Does a plaintiff have to establish that negligence was the sole cause of injury?

British Columbia, Canada


The following excerpt is from Reilander v. Schultz, 1998 CanLII 4288 (BC SC):

In Athey v. Leonati (1996), 1996 CanLII 183 (SCC), [1996] 3 S.C.R. 458; Major, J. at page 239 (D.L.R.) stated: The respondent's position is where a loss is created by tortious and non-tortious causes, it is possible to apportion the loss according to the degree of causation. This is contrary to well-established principles. It has long been established that a defendant is liable for any injuries caused or contributed to by his or her negligence.

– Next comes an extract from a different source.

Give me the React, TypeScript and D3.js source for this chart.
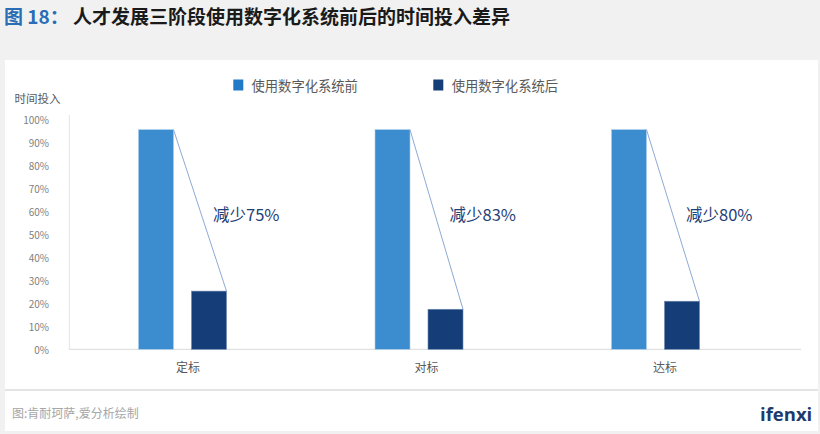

If the defendant's conduct is found to be a cause of the injury, the presence of other non-tortious contributing causes does not reduce the extent of the defendants liability. . . . It is not now necessary, nor has it ever been, for the plaintiff to establish that the defendants negligence was the sole cause of injury... and at page 243 ... The essential purpose and most basic principle of tort law is that the plaintiff must be placed in the position he or she would have been in absent the defendants negligence (the "original position"). However, the plaintiff is not to be placed in a position better than his or her original one. It is therefore necessary not only to determine the plaintiff's position after the tort but also to assess what the "original position" would have been. If it is the difference between these two positions the "original position" and the "injured position", which is the plaintiffs loss.